Coluna “Ubuntu” (29.02.20)
Na coluna mensal “Ubuntu” (clique aqui para acessar todos os textos da coluna), Maria Ferreira escreve ensaios sobre Literatura Negra, buscando evidenciar aspectos de livros escritos por autores contemporâneos ou clássicos. O título da coluna faz menção ao significado da filosofia africana que diz “Eu sou porque nós somos”, uma lembrança de que as atuais conquistas por espaço e reconhecimento são frutos de uma luta e reivindicações de quem veio antes, que, portanto, devemos honrar quem abriu os caminhos que hoje pisamos e tenhamos consciência de que também estamos abrindo caminhamos na medida em que caminhamos. Uma lembrança de que a conquista de um indivíduo, é, na verdade, a conquista de um grupo.

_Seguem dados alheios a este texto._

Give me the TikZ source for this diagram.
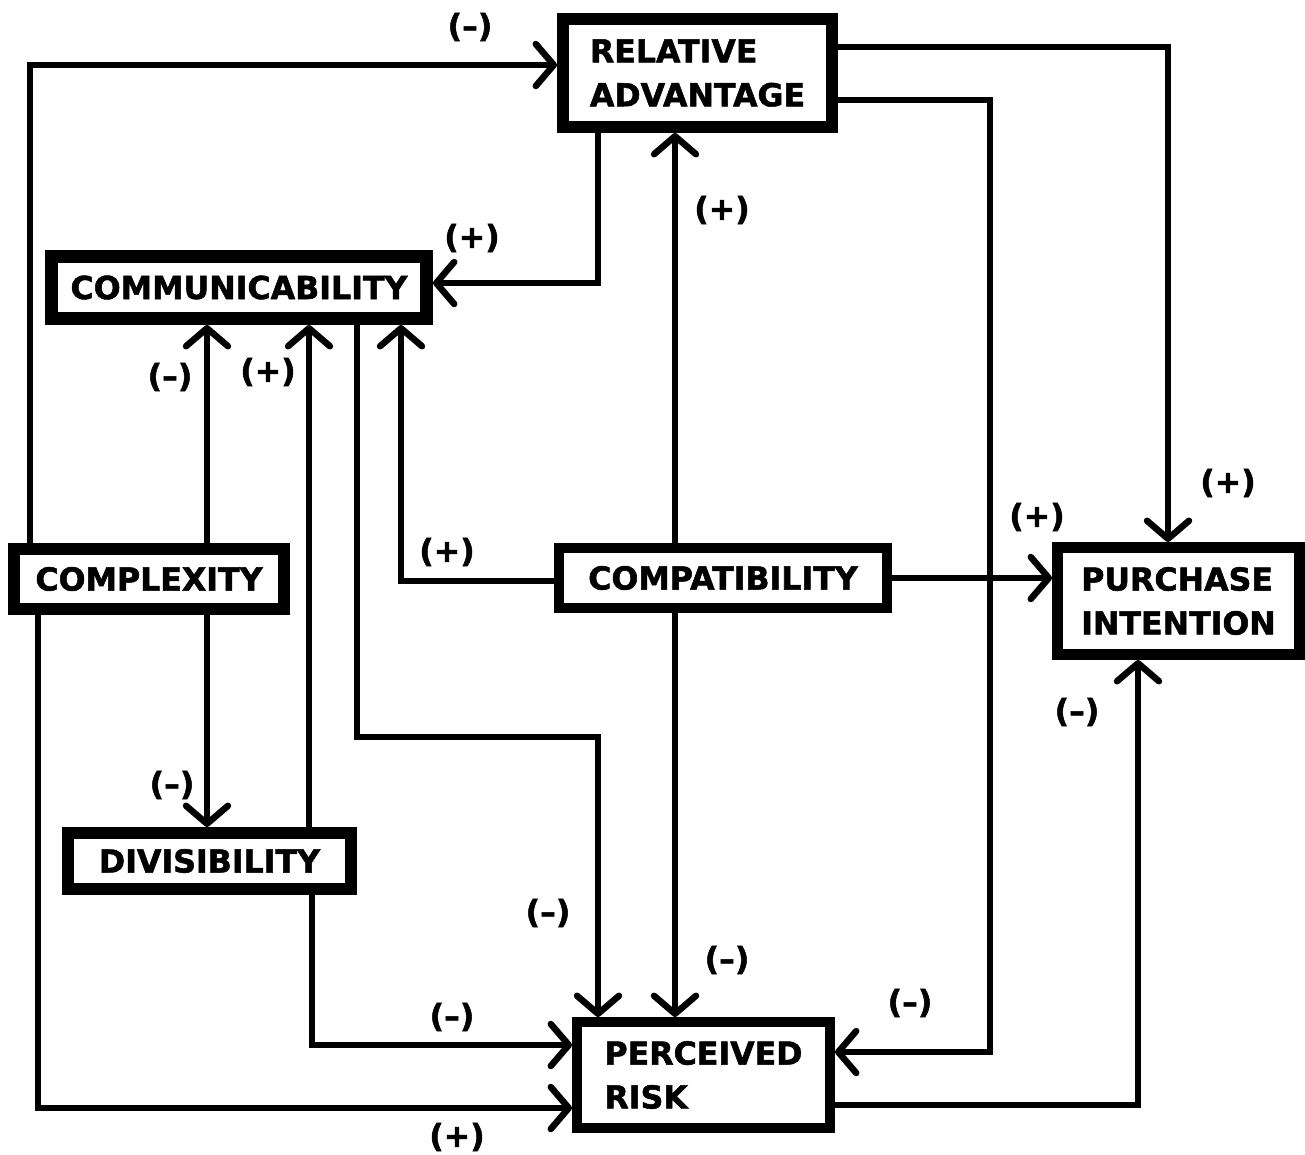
\documentclass[tikz,border=0pt]{standalone}
\usepackage{fontspec}
\setmainfont{DejaVu Sans}
\newfontfamily\heavyfont{DejaVu Sans Bold}[FakeBold=1.6]
\usetikzlibrary{arrows.meta}
\tikzset{
  box/.style={draw, rectangle, inner sep=0pt, align=left,
    font=\heavyfont\fontsize{18}{25}\selectfont},
  conn/.style={line width=0.13cm, line join=miter,
    -{Straight Barb[length=0.36cm, width=0.84cm, round]}},
  lbl/.style={font=\heavyfont\fontsize{18}{20}\selectfont, inner sep=0pt}
}
\begin{document}
\begin{tikzpicture}[x=0.02cm, y=-0.02cm]
\useasboundingbox (0,0) rectangle (1305,1154);
% boxes
\node[box, line width=0.24cm, minimum width=5.38cm, minimum height=2.16cm] (ra) at (697.5,73) {RELATIVE\\ADVANTAGE};
\node[box, line width=0.26cm, minimum width=7.5cm, minimum height=1.24cm] (comm) at (239,287.5) {COMMUNICABILITY};
\node[box, line width=0.24cm, minimum width=5.4cm, minimum height=1.2cm] (cplx) at (149,579) {COMPLEXITY};
\node[box, line width=0.2cm, minimum width=6.56cm, minimum height=1.2cm] (cpat) at (723,578) {COMPATIBILITY};
\node[box, line width=0.22cm, minimum width=4.84cm, minimum height=2.14cm] (pi) at (1178.5,601) {PURCHASE\\INTENTION};
\node[box, line width=0.24cm, minimum width=5.66cm, minimum height=1.12cm] (div) at (209.5,861) {DIVISIBILITY};
\node[box, line width=0.2cm, minimum width=5.06cm, minimum height=2.12cm] (pr) at (703.5,1075) {PERCEIVED\\RISK};
% connectors
\draw[conn] (30,0 |- cplx.north) |- (ra.west |- 0,65);
\draw[conn] (ra.east |- 0,47) -| (1168,0 |- pi.north);
\draw[conn] (ra.east |- 0,100) -| (990,1052) -- (pr.east |- 0,1052);
\draw[conn] (598,0 |- ra.south) |- (comm.east |- 0,283);
\draw[conn] (675,0 |- cpat.north) -- (675,0 |- ra.south);
\draw[conn] (cpat.west |- 0,581) -| (401,0 |- comm.south);
\draw[conn] (cpat.east |- 0,578) -- (pi.west |- 0,578);
\draw[conn] (675,0 |- cpat.south) -- (675,0 |- pr.north);
\draw[conn] (207,0 |- cplx.north) -- (207,0 |- comm.south);
\draw[conn] (309,0 |- div.north) -- (309,0 |- comm.south);
\draw[conn] (357,0 |- comm.south) |- (598,737) -- (598,0 |- pr.north);
\draw[conn] (207,0 |- cplx.south) -- (207,0 |- div.north);
\draw[conn] (312,0 |- div.south) |- (pr.west |- 0,1045);
\draw[conn] (38,0 |- cplx.south) |- (pr.west |- 0,1108);
\draw[conn] (pr.east |- 0,1105) -| (1138,0 |- pi.south);
% labels
\node[lbl] (l1) at (470,27) {(–)};
\node[lbl] (l2) at (1228,483) {(+)};
\node[lbl] (l3) at (910,1003) {(–)};
\node[lbl] (l4) at (472,238) {(+)};
\node[lbl] (l5) at (722,210) {(+)};
\node[lbl] (l6) at (447,552) {(+)};
\node[lbl] (l7) at (1037,517) {(+)};
\node[lbl] (l8) at (727,960) {(–)};
\node[lbl] (l9) at (170,377) {(–)};
\node[lbl] (l10) at (268,372) {(+)};
\node[lbl] (l11) at (548,913) {(–)};
\node[lbl] (l12) at (172,785) {(–)};
\node[lbl] (l13) at (452,1017) {(–)};
\node[lbl] (l14) at (457,1137) {(+)};
\node[lbl] (l15) at (1077,712) {(–)};
\end{tikzpicture}
\end{document}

Maria Ferreira é uma baiana que mora em São Paulo. Graduada em Letras-Espanhol pela UNIFESP. Desde 2013 administra o blog literário Impressões de Maria, no qual dá destaque para a Literatura Negra, fazendo um recorte de raça e gênero. É uma das autoras do livro Vozes Negras (Se Liga Editorial, 2019). Além de poemas, também está escrevendo seu primeiro romance.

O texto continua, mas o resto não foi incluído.